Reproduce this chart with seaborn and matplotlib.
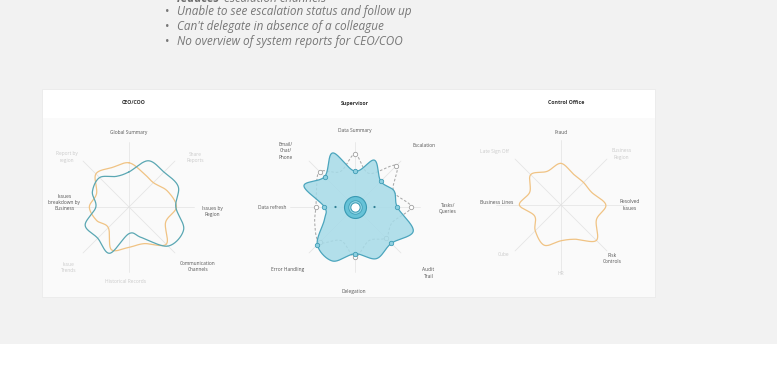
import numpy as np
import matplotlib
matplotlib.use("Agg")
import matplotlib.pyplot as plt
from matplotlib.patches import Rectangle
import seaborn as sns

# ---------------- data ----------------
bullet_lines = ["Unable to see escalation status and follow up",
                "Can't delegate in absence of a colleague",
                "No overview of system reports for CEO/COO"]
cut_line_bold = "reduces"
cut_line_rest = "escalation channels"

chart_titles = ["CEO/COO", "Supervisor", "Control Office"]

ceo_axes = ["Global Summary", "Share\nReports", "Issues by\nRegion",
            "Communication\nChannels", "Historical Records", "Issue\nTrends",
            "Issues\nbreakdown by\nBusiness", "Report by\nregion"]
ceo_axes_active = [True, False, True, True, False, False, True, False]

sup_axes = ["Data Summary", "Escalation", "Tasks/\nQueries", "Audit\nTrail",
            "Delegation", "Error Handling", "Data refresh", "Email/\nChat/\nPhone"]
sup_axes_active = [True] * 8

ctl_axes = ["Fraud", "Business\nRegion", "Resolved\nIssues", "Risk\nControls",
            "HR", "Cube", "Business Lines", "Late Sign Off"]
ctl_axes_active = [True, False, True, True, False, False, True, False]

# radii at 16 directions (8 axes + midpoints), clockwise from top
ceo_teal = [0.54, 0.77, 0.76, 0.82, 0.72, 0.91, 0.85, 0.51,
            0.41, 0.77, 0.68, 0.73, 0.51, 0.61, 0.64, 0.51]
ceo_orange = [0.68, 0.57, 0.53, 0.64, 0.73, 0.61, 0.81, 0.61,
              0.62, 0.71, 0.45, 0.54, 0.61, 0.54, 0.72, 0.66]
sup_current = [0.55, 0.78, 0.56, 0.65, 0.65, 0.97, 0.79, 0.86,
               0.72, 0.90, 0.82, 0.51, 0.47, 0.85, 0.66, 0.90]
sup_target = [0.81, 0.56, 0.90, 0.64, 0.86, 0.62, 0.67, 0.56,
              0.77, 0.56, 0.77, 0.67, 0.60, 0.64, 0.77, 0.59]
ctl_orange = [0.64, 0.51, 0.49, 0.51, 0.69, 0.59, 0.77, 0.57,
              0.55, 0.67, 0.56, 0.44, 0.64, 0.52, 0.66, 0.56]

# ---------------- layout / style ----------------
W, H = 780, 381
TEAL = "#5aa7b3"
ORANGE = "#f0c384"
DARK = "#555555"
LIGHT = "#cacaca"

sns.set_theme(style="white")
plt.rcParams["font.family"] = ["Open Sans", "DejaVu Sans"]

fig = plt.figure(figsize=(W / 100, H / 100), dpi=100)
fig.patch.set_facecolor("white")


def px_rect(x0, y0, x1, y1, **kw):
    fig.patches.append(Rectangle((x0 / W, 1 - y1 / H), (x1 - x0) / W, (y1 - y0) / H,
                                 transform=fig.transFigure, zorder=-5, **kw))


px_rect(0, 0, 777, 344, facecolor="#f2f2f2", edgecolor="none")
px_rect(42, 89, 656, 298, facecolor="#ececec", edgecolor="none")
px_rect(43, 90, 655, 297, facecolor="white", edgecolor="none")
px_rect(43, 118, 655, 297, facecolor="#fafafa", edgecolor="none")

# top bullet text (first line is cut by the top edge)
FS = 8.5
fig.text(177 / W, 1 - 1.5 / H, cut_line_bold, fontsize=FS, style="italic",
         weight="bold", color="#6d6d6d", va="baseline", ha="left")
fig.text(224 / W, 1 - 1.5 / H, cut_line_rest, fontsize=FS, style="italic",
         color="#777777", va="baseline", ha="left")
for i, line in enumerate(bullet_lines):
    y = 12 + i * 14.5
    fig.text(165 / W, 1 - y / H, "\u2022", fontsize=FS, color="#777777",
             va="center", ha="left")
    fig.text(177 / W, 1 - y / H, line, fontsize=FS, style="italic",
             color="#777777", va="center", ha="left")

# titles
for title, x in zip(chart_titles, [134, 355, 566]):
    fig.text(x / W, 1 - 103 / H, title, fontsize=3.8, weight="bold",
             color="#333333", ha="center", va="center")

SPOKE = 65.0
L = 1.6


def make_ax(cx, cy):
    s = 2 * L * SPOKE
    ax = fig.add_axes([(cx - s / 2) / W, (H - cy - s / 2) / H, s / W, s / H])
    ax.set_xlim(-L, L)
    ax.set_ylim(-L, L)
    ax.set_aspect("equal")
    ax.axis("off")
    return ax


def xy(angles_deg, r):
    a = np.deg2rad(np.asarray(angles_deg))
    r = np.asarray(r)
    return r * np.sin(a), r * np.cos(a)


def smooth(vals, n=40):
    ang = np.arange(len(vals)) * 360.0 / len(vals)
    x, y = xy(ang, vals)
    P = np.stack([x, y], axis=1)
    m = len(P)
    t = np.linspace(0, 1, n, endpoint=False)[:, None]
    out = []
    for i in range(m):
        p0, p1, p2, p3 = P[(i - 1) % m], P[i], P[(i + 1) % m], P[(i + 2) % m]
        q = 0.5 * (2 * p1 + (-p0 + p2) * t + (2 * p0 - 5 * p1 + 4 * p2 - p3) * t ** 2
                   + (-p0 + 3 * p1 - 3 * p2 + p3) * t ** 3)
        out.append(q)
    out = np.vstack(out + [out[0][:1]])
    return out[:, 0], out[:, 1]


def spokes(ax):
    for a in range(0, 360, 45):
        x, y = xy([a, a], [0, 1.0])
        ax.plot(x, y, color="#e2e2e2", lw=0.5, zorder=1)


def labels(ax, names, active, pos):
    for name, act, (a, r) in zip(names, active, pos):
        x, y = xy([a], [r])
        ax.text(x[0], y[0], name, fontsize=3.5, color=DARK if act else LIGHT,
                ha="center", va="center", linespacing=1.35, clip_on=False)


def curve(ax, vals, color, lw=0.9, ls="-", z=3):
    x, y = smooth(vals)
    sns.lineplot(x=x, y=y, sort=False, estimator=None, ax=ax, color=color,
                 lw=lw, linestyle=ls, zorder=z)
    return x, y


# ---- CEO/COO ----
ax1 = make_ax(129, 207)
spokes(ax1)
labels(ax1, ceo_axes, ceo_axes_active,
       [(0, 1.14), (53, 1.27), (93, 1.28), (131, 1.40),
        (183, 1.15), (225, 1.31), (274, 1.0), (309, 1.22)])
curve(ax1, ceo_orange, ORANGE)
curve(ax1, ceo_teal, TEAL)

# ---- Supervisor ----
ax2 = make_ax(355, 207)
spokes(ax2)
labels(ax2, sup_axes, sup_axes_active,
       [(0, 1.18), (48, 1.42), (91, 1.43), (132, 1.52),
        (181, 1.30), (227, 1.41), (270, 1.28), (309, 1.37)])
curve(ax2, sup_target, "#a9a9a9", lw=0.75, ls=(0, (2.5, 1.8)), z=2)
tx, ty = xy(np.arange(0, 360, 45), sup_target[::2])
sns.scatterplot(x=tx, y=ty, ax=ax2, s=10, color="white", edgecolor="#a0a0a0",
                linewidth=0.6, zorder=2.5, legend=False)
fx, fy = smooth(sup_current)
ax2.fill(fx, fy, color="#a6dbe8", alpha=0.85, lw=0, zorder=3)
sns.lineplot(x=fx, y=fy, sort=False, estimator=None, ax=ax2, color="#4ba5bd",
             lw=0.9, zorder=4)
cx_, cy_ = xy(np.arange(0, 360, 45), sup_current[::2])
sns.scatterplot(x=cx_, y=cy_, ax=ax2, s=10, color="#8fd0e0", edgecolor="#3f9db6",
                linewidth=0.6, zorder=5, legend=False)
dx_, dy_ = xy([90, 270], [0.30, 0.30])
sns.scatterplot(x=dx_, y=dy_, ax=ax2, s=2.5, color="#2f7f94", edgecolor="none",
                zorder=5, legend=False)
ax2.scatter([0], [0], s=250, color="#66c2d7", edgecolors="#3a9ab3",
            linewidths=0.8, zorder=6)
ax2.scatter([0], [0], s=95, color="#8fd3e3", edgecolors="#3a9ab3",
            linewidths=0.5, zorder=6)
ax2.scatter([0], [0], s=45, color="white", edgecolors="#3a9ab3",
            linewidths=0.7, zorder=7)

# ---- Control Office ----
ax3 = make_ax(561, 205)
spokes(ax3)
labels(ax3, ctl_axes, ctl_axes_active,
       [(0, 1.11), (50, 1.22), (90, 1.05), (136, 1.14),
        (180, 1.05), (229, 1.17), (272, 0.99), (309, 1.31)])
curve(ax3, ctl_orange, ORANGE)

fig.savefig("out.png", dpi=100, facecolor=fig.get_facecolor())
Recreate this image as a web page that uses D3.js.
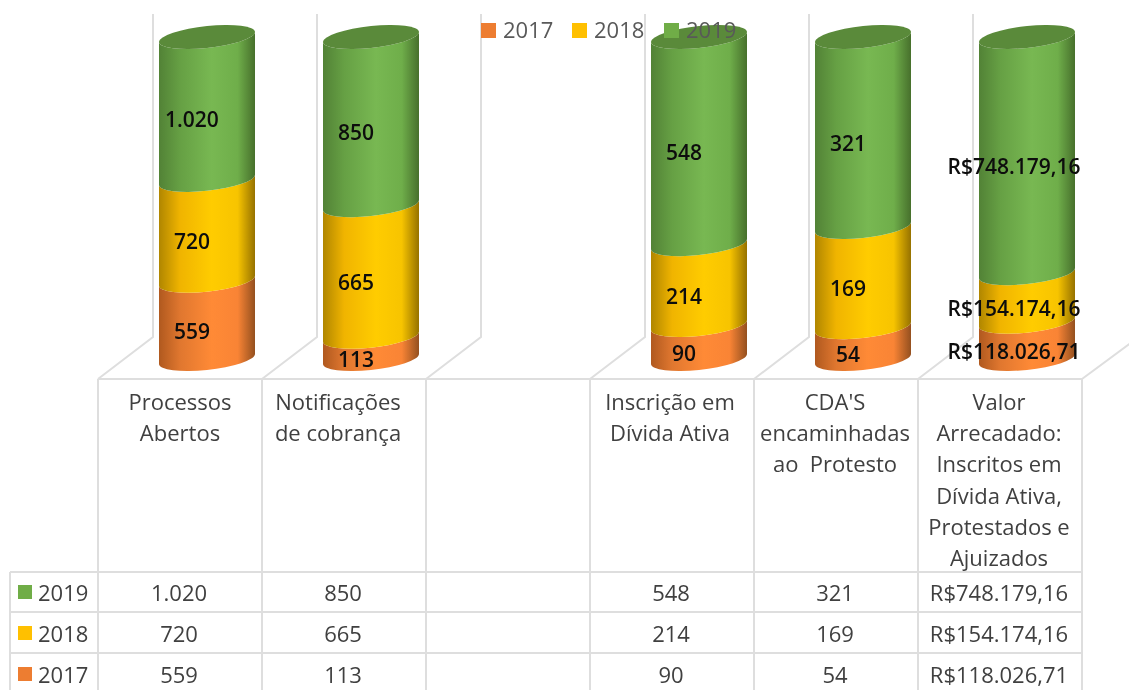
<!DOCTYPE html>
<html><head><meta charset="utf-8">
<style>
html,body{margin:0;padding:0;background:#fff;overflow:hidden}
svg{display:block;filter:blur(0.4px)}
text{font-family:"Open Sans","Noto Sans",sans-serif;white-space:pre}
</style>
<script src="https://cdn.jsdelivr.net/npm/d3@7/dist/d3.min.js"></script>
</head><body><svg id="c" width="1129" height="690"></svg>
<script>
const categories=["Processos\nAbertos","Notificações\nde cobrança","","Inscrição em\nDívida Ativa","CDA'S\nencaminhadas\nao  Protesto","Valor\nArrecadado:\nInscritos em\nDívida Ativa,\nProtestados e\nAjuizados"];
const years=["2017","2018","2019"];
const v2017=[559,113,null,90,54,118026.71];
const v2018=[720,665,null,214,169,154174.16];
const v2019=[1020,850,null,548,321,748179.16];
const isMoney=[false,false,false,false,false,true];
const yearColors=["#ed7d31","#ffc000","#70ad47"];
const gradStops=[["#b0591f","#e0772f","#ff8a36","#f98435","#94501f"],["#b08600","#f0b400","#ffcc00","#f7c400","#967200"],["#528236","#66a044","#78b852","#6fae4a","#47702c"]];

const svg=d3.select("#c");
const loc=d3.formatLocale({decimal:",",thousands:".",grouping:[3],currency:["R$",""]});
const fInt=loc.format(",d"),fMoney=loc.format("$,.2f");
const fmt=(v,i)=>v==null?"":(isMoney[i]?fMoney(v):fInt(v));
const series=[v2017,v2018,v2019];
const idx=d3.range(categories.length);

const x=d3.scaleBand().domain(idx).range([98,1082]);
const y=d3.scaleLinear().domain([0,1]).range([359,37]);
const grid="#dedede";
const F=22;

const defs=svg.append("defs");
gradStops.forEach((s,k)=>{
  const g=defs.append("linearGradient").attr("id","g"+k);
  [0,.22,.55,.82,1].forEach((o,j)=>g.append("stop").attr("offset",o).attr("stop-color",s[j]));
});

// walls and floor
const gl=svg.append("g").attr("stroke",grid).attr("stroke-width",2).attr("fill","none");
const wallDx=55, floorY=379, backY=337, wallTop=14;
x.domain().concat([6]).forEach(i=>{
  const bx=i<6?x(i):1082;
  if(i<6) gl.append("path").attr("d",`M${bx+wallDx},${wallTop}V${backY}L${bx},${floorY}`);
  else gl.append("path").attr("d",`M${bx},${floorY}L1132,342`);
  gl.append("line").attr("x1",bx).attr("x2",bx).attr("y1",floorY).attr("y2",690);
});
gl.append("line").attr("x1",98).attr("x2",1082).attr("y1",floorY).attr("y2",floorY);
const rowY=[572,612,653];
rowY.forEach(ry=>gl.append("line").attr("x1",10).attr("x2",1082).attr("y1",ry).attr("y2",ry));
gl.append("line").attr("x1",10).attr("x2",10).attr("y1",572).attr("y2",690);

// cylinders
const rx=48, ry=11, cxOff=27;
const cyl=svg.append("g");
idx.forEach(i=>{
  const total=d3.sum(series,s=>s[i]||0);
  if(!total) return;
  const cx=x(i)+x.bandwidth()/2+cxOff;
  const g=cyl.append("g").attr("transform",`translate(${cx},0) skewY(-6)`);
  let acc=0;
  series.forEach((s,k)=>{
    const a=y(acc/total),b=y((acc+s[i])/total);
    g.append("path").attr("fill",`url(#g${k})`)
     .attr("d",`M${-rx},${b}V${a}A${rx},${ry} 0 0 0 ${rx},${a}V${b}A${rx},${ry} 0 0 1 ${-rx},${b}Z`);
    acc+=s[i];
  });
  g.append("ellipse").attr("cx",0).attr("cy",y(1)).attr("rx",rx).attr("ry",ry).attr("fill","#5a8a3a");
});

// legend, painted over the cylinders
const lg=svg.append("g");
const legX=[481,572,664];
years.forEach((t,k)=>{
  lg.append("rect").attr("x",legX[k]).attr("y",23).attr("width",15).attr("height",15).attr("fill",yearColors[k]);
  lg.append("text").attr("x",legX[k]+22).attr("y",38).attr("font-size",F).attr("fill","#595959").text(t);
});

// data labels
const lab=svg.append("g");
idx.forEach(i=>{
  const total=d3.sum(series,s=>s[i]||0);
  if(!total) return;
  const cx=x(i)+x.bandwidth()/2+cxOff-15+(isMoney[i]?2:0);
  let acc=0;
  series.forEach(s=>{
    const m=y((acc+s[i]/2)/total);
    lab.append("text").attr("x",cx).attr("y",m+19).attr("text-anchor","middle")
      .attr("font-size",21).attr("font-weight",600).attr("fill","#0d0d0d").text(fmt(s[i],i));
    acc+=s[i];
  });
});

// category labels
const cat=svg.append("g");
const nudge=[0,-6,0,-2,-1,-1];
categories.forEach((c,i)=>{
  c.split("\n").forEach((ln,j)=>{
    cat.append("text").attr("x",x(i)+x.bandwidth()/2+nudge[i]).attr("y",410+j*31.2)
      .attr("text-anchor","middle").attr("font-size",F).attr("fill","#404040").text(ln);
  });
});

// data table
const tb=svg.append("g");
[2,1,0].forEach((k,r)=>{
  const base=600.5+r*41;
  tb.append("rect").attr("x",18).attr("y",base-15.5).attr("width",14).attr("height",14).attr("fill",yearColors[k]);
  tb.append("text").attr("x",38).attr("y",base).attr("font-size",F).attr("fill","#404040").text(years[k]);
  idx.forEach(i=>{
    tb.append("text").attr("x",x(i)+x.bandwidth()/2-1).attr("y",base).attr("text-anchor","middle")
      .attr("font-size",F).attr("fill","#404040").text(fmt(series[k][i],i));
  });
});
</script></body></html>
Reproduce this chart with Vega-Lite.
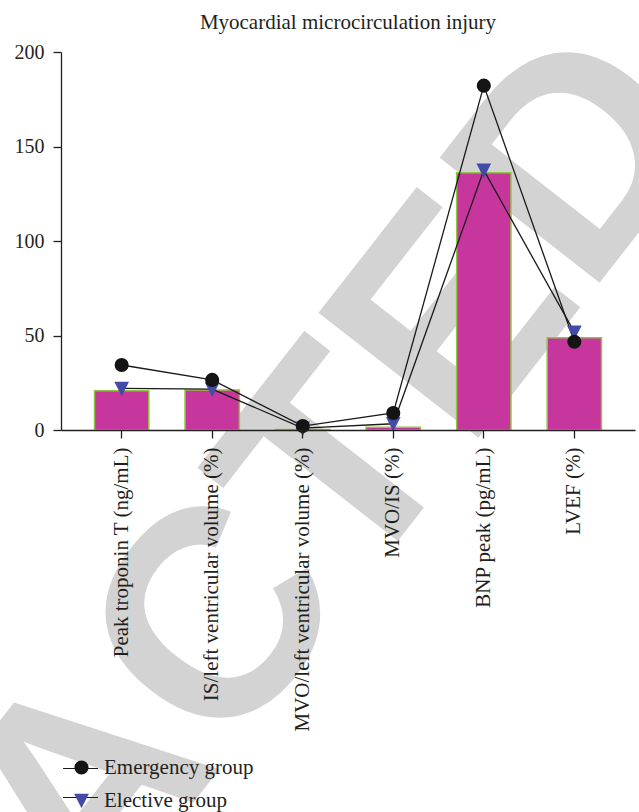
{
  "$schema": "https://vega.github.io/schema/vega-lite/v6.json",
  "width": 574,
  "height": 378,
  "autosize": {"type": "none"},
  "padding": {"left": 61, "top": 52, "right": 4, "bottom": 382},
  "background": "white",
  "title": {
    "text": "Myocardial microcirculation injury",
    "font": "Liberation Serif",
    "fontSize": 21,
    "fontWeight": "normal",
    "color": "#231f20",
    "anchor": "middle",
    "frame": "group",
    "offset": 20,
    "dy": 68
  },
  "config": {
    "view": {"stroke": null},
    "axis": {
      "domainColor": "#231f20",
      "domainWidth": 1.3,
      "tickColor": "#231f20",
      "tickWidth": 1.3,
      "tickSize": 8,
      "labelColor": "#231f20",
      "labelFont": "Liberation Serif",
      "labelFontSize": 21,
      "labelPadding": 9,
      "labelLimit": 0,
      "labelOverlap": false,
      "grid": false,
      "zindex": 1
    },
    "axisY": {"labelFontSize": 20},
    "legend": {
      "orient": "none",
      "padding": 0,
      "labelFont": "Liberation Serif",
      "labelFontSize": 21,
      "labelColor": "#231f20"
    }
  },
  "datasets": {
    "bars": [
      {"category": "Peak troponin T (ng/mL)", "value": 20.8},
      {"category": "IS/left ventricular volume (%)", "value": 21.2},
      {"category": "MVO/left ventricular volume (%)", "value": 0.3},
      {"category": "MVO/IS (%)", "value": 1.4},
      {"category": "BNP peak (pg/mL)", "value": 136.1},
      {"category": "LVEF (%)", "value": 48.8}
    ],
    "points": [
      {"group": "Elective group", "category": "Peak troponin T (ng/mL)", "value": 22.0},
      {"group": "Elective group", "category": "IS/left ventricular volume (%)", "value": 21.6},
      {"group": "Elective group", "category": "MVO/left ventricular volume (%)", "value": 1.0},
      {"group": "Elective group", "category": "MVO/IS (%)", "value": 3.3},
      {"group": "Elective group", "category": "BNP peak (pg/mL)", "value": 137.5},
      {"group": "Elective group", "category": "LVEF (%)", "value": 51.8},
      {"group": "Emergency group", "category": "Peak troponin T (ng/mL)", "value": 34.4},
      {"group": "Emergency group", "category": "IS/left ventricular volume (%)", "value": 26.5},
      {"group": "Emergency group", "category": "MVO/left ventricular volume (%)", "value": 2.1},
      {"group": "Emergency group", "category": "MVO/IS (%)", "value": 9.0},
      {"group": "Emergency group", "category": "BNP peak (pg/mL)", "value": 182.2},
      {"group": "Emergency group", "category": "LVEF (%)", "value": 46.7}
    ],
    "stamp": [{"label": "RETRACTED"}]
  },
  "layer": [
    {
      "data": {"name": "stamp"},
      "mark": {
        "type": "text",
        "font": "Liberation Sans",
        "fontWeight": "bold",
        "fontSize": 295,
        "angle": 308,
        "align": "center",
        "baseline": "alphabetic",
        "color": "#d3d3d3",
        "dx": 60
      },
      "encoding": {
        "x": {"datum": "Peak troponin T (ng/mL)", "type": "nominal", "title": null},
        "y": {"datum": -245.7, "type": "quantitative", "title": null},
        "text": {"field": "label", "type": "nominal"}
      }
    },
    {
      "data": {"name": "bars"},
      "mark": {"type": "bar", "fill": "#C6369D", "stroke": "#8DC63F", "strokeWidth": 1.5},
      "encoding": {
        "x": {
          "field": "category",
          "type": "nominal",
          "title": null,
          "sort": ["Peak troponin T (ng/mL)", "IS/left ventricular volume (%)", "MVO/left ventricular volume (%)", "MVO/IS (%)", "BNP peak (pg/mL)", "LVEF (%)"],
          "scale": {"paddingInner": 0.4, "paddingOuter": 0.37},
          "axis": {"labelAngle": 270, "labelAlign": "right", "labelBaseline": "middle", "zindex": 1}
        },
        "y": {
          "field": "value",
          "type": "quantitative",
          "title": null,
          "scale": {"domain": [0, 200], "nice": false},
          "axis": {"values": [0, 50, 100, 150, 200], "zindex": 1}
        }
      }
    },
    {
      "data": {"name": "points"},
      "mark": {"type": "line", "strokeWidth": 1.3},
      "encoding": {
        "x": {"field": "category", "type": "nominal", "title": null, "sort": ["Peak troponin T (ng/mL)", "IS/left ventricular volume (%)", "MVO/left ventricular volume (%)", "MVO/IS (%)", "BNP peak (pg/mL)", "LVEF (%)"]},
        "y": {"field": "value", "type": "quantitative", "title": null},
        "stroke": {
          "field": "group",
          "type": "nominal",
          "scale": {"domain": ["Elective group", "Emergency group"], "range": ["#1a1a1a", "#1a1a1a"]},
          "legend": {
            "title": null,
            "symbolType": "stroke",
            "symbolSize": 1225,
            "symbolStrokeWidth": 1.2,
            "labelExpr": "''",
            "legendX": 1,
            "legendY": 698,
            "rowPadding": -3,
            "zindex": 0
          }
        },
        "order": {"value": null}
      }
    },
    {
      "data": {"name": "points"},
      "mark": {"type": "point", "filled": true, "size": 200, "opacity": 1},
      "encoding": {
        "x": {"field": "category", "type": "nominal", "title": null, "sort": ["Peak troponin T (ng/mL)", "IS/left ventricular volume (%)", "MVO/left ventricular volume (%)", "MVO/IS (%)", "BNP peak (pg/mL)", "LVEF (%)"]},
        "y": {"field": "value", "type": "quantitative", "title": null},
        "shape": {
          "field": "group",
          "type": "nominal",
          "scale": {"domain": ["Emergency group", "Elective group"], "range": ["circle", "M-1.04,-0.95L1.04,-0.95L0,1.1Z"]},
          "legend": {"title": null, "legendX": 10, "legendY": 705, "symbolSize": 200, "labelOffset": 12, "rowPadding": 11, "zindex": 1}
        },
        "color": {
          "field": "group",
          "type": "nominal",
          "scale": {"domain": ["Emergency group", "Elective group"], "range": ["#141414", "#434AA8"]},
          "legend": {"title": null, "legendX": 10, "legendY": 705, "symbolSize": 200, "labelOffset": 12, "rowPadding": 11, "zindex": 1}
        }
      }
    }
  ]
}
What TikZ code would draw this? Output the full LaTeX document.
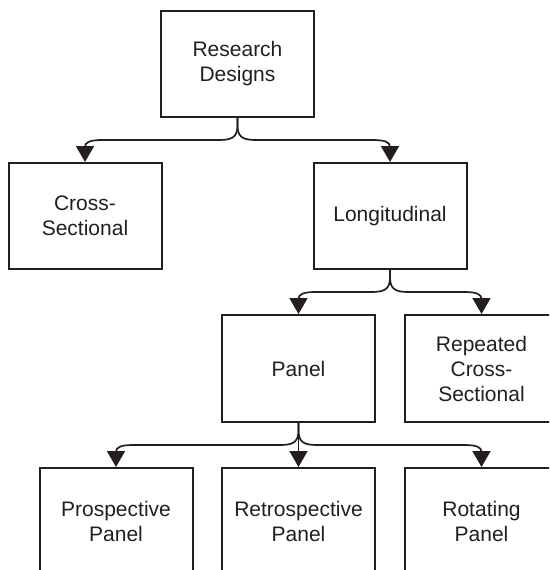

Exercise requirements
Repeat only what lies between the start of the data and the end of the line containing "import seaborn as sns", exactly, with pictures left out.

Solution to this problem
Reproduce this chart with seaborn and matplotlib.
import numpy as np
import matplotlib
matplotlib.use("Agg")
import matplotlib.pyplot as plt
from matplotlib.patches import Rectangle
import seaborn as sns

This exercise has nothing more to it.